La escena es conocida: un grupo de actores y actrices apilados en las sillas de un bar. Fuman, hacen bromas y vuelven a fumar mientras velan la noche esperando la llegada de los diarios que traen esa temida reseña. En ella, un ceñudo crítico teatral de cara bañada en mármol, decretará con su pulgar de letras de molde, si el espectáculo vive o si, prematuramente, bajará el telón. En otro espacio del mismo bar (siempre solo, siempre torturado) el director bebe un whisky tras otro y habla con el productor (siempre en estricto fuera de campo) en su celular si la película es más o menos nueva, o en un teléfono público en el acceso a los baños si es antes de los 90. El escenario de esta agónica espera es, por supuesto, un bar en Broadway o del West End londinense. El film puede ser Los productores de Mel Brooks, Disparos sobre Broadway de Woody Allen o, mi favorita, The Dresser de Peter Yates con Albert Finney y Tom Courtenay en los papeles principales. Filmadas en un tiempo, uno definitivamente ido, en que la palabra del crítico tenía un peso decisivo en la construcción y modelado del campo escénico. Las críticas de un espectáculo en la prensa escrita eran esperadas temidas y festejadas como un gol (aquí creo que las de cine salen los jueves, las de teatro los miércoles pero ya no tan organizadamente).
Las razones de la pérdida de centralidad de ese ejercicio metatextual llamado “crítica” son muchas y su profundización excede no sólo los límites de esta columna como también la sapiencia del que suscribe. En el campo local puede enumerarse el espacio cada vez menor que los matutinos impresos fueron destinando a sus secciones culturales, la “democratización” (miles de comillas) que las redes sociales trajeron a la palabra y la proliferación como hongos luego de la lluvia de portales, blogs (¡qué antigüo!) y perfiles de Instagram que en tres minutos pueden condensar argumento, contexto y opinión.
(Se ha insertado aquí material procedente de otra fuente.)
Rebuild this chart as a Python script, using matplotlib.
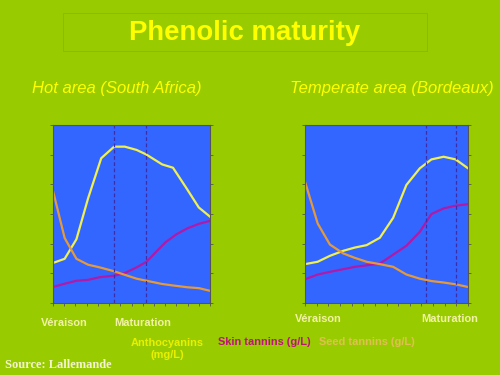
import matplotlib.pyplot as plt
from matplotlib.patches import Rectangle

# hot area (South Africa)
hot_antho_x = [0, 1.04, 2.09, 3.13, 4.3, 5.45, 6.4, 7.45, 8.3, 9.74, 10.7, 11.9, 13.0, 14]
hot_antho_y = [1.35, 1.49, 2.15, 3.53, 4.88, 5.27, 5.27, 5.16, 5.01, 4.67, 4.56, 3.87, 3.22, 2.91]
hot_skin_x = [0, 1.04, 2.09, 3.13, 4.17, 5.45, 6.4, 7.45, 8.34, 9.23, 10.04, 11.02, 12.0, 13.02, 14]
hot_skin_y = [0.54, 0.65, 0.75, 0.78, 0.87, 0.92, 1.01, 1.20, 1.39, 1.74, 2.05, 2.32, 2.52, 2.67, 2.77]
hot_seed_x = [0, 1.04, 2.09, 3.13, 4.17, 5.45, 6.4, 7.45, 8.34, 9.74, 10.72, 12.0, 13.02, 14]
hot_seed_y = [3.78, 2.19, 1.49, 1.29, 1.20, 1.07, 0.95, 0.82, 0.75, 0.64, 0.59, 0.53, 0.50, 0.41]
hot_marks = [5.45, 8.25]

# temperate area (Bordeaux)
temp_x = [0, 1.09, 2.14, 3.29, 4.29, 5.29, 6.43, 7.57, 8.71, 9.86, 10.86, 11.91, 12.94, 14]
temp_antho_y = [1.31, 1.39, 1.59, 1.76, 1.87, 1.95, 2.20, 2.87, 3.98, 4.54, 4.84, 4.93, 4.84, 4.54]
temp_skin_y = [0.80, 0.96, 1.05, 1.14, 1.22, 1.27, 1.33, 1.63, 1.93, 2.40, 3.00, 3.19, 3.28, 3.33]
temp_seed_y = [4.09, 2.68, 1.97, 1.67, 1.52, 1.39, 1.31, 1.22, 0.96, 0.82, 0.74, 0.69, 0.63, 0.54]
temp_marks = [10.43, 13.0]

bg = '#99cc00'
blue = '#3366ff'
c_antho = '#f0f050'
c_skin = '#b01aa8'
c_seed = '#e39a3c'

plt.rcParams['font.family'] = ['Liberation Sans', 'DejaVu Sans']

fig = plt.figure(figsize=(5, 3.75), dpi=100)
fig.patch.set_facecolor(bg)
W, H = 500.0, 375.0

def make_axes(left, right, top, bottom):
    return fig.add_axes([left / W, 1 - bottom / H, (right - left) / W, (bottom - top) / H])

def draw(ax, series, marks):
    ax.set_facecolor(blue)
    for xs, ys, c in series:
        ax.plot(xs, ys, color=c, lw=1.6)
    for m in marks:
        ax.axvline(m, color='#3a2fa8', lw=0.9, ls=(0, (3, 2)))
    ax.set_xlim(0, 14)
    ax.set_ylim(0, 6)
    ax.set_xticks(range(15))
    ax.set_yticks(range(7))
    ax.tick_params(axis='both', length=2.5, width=0.6, color='#555555',
                   labelbottom=False, labelleft=False, right=True, direction='out')
    for s in ax.spines.values():
        s.set_color('#555555')
        s.set_linewidth(0.8)

ax1 = make_axes(53, 210, 125, 303)
draw(ax1, [(hot_antho_x, hot_antho_y, c_antho), (hot_skin_x, hot_skin_y, c_skin),
           (hot_seed_x, hot_seed_y, c_seed)], hot_marks)
ax2 = make_axes(305, 468, 125, 303)
draw(ax2, [(temp_x, temp_antho_y, c_antho), (temp_x, temp_skin_y, c_skin),
           (temp_x, temp_seed_y, c_seed)], temp_marks)

# title box
fig.patches.append(Rectangle((64 / W, 1 - 52 / H), 364 / W, 38 / H, transform=fig.transFigure,
                             facecolor='#7aa800', edgecolor='none', zorder=0))
fig.patches.append(Rectangle((63 / W, 1 - 51 / H), 364 / W, 38 / H, transform=fig.transFigure,
                             facecolor=bg, edgecolor='#8cbc00', lw=0.8, zorder=1))
fig.text(245 / W, 1 - 33 / H, 'Phenolic maturity', color='#ffff00', fontsize=19.8,
         fontweight='bold', ha='center', va='center', zorder=2)

fig.text(117 / W, 1 - 89 / H, 'Hot area (South Africa)', color='#ffff00', fontsize=12,
         style='italic', ha='center', va='center')
fig.text(392 / W, 1 - 89 / H, 'Temperate area (Bordeaux)', color='#ffff00', fontsize=12,
         style='italic', ha='center', va='center')

lab = '#f2f2a6'
fs = 7.9
fig.text(64 / W, 1 - 323 / H, 'Véraison', color=lab, fontsize=fs, fontweight='bold', ha='center', va='center')
fig.text(143 / W, 1 - 323 / H, 'Maturation', color=lab, fontsize=fs, fontweight='bold', ha='center', va='center')
fig.text(318 / W, 1 - 319 / H, 'Véraison', color=lab, fontsize=fs, fontweight='bold', ha='center', va='center')
fig.text(450 / W, 1 - 319 / H, 'Maturation', color=lab, fontsize=fs, fontweight='bold', ha='center', va='center')

fig.text(167 / W, 1 - 349 / H, 'Anthocyanins\n(mg/L)', color='#e8f000', fontsize=fs,
         fontweight='bold', ha='center', va='center', linespacing=1.3)
fig.text(264 / W, 1 - 342 / H, 'Skin tannins (g/L)', color='#c0137a', fontsize=fs,
         fontweight='bold', ha='center', va='center')
fig.text(367 / W, 1 - 342 / H, 'Seed tannins (g/L)', color='#e0c050', fontsize=fs,
         fontweight='bold', ha='center', va='center')

fig.text(5 / W, 1 - 365 / H, 'Source: Lallemande', color='#f4f4d0', fontsize=9,
         fontweight='bold', family=['Liberation Serif', 'DejaVu Serif'], ha='left', va='center')

fig.savefig('out.png', dpi=100, facecolor=bg)
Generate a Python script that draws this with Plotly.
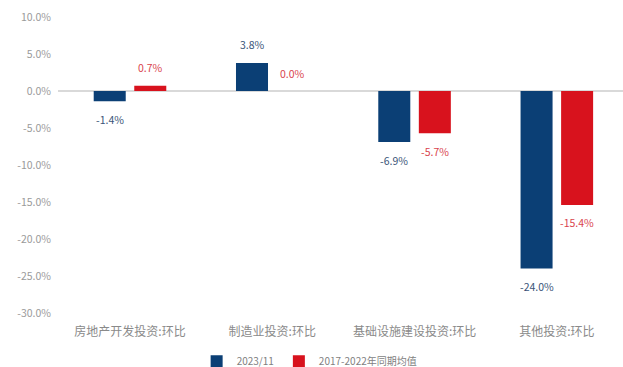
import plotly.graph_objects as go

categories = ["房地产开发投资:环比", "制造业投资:环比", "基础设施建设投资:环比", "其他投资:环比"]
series_names = ["2023/11", "2017-2022年同期均值"]
values_2023 = [-1.4, 3.8, -6.9, -24.0]
values_avg = [0.7, 0.0, -5.7, -15.4]
y_ticks = [10, 5, 0, -5, -10, -15, -20, -25, -30]

BLUE = "#0b3f75"
RED = "#d8121d"
BLUE_TXT = "#3a5478"
RED_TXT = "#d9434d"
FONT = "Noto Sans CJK SC, Noto Sans, sans-serif"

pos = list(range(len(categories)))
w = 0.225
offsets = [-0.255, 0.03]

fig = go.Figure()
for name, vals, color, off in [
    (series_names[0], values_2023, BLUE, offsets[0]),
    (series_names[1], values_avg, RED, offsets[1]),
]:
    fig.add_trace(go.Bar(
        x=pos, y=vals, name=name, width=w, offset=off,
        marker=dict(color=color, line=dict(width=0)),
    ))

# value labels, placed a little away from the bar ends
for vals, off, tcolor in [
    (values_2023, offsets[0], BLUE_TXT),
    (values_avg, offsets[1], RED_TXT),
]:
    for p, v in zip(pos, vals):
        fig.add_annotation(
            x=p + off + w / 2, y=v, text=f"{v:.1f}%",
            showarrow=False, xanchor="center", yanchor="middle",
            yshift=18 if v >= 0 else -18,
            font=dict(size=10.5, color=tcolor, family=FONT),
        )

fig.update_layout(
    width=623, height=367,
    margin=dict(l=58, r=0, t=17, b=54),
    paper_bgcolor="white", plot_bgcolor="white",
    barmode="overlay",
    font=dict(family=FONT, color="#7f7f7f", size=10),
    showlegend=True,
    legend=dict(
        orientation="h", xref="container", yref="container",
        x=0.497, xanchor="center", y=0.016, yanchor="middle",
        font=dict(size=10, color="#7f7f7f", family=FONT),
        itemwidth=30, tracegroupgap=0,
    ),
    xaxis=dict(
        range=[-0.506, 3.465], tickmode="array", tickvals=pos, ticktext=categories,
        showgrid=False, showline=False, ticks="", zeroline=False,
        tickfont=dict(size=12, color="#8a8a8a", family=FONT),
        ticklabelstandoff=10,
    ),
    yaxis=dict(
        range=[-30, 10], tickmode="array", tickvals=y_ticks,
        ticktext=[f"{t:.1f}%" for t in y_ticks],
        showgrid=False, showline=False, ticks="",
        zeroline=True, zerolinecolor="#d9d9d9", zerolinewidth=1.5,
        tickfont=dict(size=10.5, color="#9a9a9a", family=FONT),
        ticklabelstandoff=6,
    ),
)

fig.write_html("out.html")
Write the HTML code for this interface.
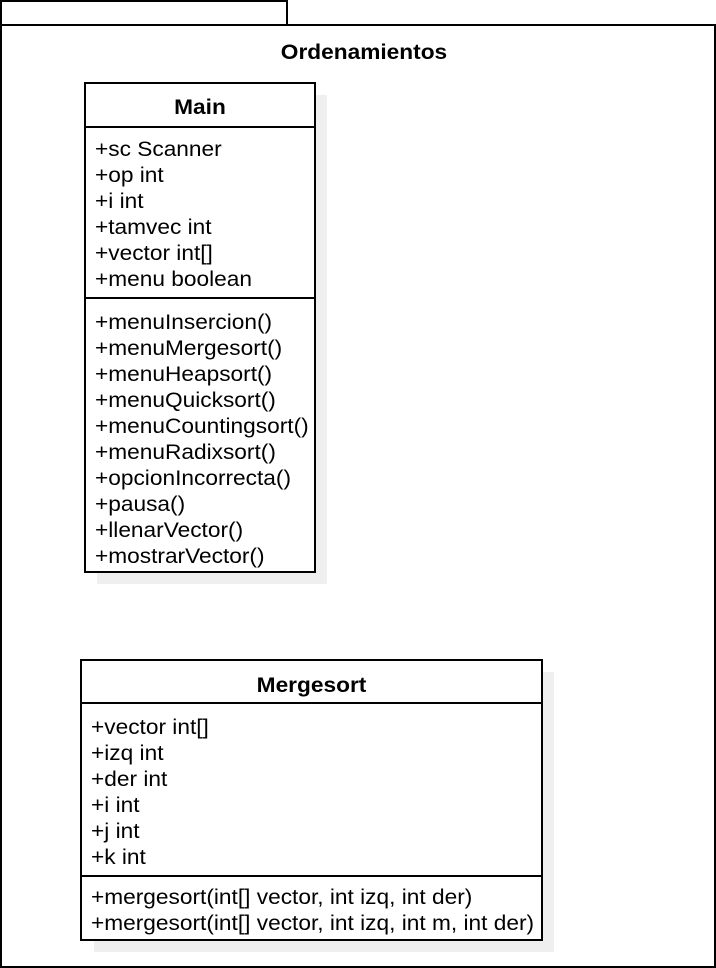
<!DOCTYPE html>
<html><head><meta charset="utf-8"><style>
body{margin:0;width:716px;height:968px;background:#fff;position:relative;overflow:hidden;font-family:"Liberation Sans",Arial,sans-serif;}
.b{position:absolute;box-sizing:border-box;border:2px solid #000;background:#fff;}
.sh{position:absolute;background:#efefef;}
.hl{position:absolute;height:2px;background:#000;}
.t{position:absolute;font-size:21px;line-height:26px;white-space:pre;color:#000;transform:scaleX(1.08);transform-origin:0 0;}
.h{position:absolute;font-weight:bold;font-size:21px;text-align:center;transform:scaleX(1.08);}
</style></head><body>
<div class="b" style="left:0;top:0;width:288px;height:27px;"></div>
<div class="b" style="left:0;top:24px;width:716px;height:944px;"></div>
<div class="h" style="left:0;top:41px;width:728px;">Ordenamientos</div>

<div class="sh" style="left:97px;top:95px;width:230px;height:489px;"></div>
<div class="b" style="left:84px;top:82px;width:232px;height:491px;"></div>
<div class="h" style="left:84px;top:96px;width:232px;">Main</div>
<div class="hl" style="left:84px;top:126px;width:232px;"></div>
<div class="hl" style="left:84px;top:297px;width:232px;"></div>
<div class="t" style="left:95px;top:137px;">+sc Scanner
+op int
+i int
+tamvec int
+vector int[]
+menu boolean</div>
<div class="t" style="left:95px;top:310px;">+menuInsercion()
+menuMergesort()
+menuHeapsort()
+menuQuicksort()
+menuCountingsort()
+menuRadixsort()
+opcionIncorrecta()
+pausa()
+llenarVector()
+mostrarVector()</div>

<div class="sh" style="left:94px;top:672px;width:460px;height:280px;"></div>
<div class="b" style="left:80px;top:659px;width:463px;height:282px;"></div>
<div class="h" style="left:80px;top:674px;width:463px;">Mergesort</div>
<div class="hl" style="left:80px;top:702px;width:463px;"></div>
<div class="hl" style="left:80px;top:875px;width:463px;"></div>
<div class="t" style="left:91px;top:715px;">+vector int[]
+izq int
+der int
+i int
+j int
+k int</div>
<div class="t" style="left:91px;top:885px;">+mergesort(int[] vector, int izq, int der)
+mergesort(int[] vector, int izq, int m, int der)</div>
</body></html>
En mi caso nunca, ni por halagüeñas ni por desfavorables, les di demasiada importancia. Me lleva tanto tiempo poner una obra en escena que, al estrenar, soy bastante consciente de sus logros y limitaciones no necesito que me lo tengan que decir… además, como dice el refrán, “lo que Pedro dice de Juan habla más de Pedro que de Juan”.
Pero, ironías aparte, creo que los discursos críticos son una parte central del campo escénico y como tal, se encuentran atravesados por la misma crisis contemporánea que se atraviesa al producir obra: ¿Qué decir? ¿Desde dónde hablar? ¿Existe el afuera que permita una distancia reflexiva? ¿Cómo transmitir estos tiempos confusos desde mi propia confusión? ¿Qué aporto yo con decir? ¿Y si es mejor callar?
Mi madre tiene una carpeta donde guarda desde mis primeros garabatos en forma de papa (o algún cuento infantil) hasta las críticas de mis últimos espectáculos como si fueran las cuentas de un rosario sinuoso, pero ininterrumpido, en mi vida artística. Argumentar que aquellos monigotes de manos redondas pueden adjudicárseme mientras que las críticas las escribió otra persona, es poco fértil. Su amorosa colección pertenece a ese tiempo donde los diarios llegaban por debajo de la puerta con un comentario perdido en su sección final como un regalo navideño. Cuando finalmente me ocurre que algún comentario me interesa usualmente es por sus cualidades literarias o poéticas como un pequeño monumento erigido en el corazón del que escribe. Ahora, de nuevo, no dice de “Juan” pero sí habla de lo que “Pedro” siente y de ese viaje en solitario que emprendemos todos cuando nos sentamos en una butaca y le ponemos pausa a la vida y sus ruidos.